TASK DESCRIPTION. Determine how many lines contain the string "React" and reply with that number alone.

==============================

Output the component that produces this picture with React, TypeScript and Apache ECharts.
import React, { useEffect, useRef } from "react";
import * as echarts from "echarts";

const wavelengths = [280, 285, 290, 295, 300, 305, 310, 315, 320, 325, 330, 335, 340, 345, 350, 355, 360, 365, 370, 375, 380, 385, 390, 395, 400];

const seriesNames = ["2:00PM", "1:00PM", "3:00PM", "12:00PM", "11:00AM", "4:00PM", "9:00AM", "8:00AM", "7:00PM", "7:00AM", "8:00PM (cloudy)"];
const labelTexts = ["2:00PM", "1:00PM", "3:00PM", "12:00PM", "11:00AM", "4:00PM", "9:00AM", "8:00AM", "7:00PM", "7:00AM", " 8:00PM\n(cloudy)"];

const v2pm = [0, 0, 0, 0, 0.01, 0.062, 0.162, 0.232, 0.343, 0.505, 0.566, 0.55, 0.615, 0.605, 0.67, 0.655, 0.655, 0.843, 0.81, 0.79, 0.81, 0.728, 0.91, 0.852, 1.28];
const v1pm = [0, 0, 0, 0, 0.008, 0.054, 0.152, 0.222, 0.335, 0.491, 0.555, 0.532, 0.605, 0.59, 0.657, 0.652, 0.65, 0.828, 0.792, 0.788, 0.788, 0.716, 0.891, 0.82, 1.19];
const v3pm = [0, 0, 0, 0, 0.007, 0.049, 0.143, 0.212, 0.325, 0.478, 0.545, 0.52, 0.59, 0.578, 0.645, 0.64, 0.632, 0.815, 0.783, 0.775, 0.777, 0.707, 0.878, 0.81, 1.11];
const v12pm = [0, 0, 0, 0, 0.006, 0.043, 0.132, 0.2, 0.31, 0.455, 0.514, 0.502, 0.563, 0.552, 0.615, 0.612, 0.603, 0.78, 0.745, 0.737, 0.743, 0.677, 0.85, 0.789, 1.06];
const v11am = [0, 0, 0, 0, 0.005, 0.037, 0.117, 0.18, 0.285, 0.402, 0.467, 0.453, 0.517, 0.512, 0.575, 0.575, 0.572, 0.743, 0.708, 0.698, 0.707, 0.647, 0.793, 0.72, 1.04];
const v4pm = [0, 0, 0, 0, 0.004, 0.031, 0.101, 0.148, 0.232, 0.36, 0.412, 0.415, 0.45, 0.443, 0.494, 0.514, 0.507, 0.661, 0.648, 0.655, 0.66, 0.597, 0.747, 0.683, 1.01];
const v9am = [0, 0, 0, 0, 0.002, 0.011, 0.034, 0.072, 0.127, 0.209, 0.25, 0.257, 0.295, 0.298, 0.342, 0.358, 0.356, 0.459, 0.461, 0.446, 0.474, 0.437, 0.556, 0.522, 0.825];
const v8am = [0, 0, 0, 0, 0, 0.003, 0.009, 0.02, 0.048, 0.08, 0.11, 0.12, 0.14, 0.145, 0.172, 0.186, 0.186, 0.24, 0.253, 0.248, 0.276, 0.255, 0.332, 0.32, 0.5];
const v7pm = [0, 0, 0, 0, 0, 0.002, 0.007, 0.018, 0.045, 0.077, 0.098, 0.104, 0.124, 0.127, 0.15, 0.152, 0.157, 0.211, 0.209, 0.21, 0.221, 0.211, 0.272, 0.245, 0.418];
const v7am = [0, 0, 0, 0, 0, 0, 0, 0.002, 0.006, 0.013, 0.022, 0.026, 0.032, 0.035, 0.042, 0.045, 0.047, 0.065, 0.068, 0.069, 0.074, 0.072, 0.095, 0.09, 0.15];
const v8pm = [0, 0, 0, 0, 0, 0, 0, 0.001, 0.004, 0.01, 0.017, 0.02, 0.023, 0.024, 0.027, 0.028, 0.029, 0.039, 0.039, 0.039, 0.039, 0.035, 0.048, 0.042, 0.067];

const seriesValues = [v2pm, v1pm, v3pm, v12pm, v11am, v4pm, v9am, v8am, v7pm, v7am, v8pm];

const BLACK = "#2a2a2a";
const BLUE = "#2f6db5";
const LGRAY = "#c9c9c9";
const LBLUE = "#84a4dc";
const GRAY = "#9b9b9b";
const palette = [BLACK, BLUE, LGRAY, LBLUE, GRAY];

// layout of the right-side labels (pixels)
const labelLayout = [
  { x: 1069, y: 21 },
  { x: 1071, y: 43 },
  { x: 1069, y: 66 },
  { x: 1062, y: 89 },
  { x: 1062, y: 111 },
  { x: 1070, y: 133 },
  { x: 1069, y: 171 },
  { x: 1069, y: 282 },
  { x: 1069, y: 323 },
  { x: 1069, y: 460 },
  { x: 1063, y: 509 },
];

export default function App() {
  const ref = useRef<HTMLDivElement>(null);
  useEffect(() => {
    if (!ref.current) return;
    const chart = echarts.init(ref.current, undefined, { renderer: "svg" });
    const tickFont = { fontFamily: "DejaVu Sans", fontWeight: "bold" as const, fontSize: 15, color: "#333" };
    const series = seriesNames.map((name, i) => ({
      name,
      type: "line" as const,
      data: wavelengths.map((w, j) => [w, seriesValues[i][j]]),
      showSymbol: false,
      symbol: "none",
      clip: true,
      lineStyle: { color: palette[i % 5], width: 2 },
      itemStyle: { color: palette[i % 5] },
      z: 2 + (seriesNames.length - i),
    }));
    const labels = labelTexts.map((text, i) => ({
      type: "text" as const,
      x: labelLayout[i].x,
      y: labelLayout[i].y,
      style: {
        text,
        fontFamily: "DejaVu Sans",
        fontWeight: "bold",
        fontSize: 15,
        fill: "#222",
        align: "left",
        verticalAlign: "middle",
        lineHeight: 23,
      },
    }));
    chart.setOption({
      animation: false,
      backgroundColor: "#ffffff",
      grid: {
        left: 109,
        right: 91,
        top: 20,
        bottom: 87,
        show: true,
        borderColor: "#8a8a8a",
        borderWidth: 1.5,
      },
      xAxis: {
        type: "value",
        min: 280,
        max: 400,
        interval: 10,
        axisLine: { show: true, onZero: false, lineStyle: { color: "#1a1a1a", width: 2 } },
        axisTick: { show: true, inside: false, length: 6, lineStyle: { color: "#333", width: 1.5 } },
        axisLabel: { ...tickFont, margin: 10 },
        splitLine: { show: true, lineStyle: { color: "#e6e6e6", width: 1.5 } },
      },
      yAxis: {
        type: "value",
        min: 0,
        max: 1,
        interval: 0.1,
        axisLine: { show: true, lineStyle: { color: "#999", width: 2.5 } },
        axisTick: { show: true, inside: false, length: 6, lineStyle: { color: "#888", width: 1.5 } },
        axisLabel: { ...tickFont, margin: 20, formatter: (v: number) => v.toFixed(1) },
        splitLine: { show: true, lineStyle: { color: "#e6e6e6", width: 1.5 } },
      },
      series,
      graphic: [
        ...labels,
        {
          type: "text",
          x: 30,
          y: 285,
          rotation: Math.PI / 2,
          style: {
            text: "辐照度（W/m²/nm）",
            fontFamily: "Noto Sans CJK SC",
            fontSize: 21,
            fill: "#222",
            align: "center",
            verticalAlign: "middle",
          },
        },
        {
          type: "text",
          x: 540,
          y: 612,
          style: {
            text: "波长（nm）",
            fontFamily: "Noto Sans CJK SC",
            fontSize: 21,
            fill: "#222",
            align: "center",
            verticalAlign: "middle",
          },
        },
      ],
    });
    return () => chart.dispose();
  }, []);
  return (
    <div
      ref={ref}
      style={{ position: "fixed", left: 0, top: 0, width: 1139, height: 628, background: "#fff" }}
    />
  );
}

==============================

RESULT BELOW. 2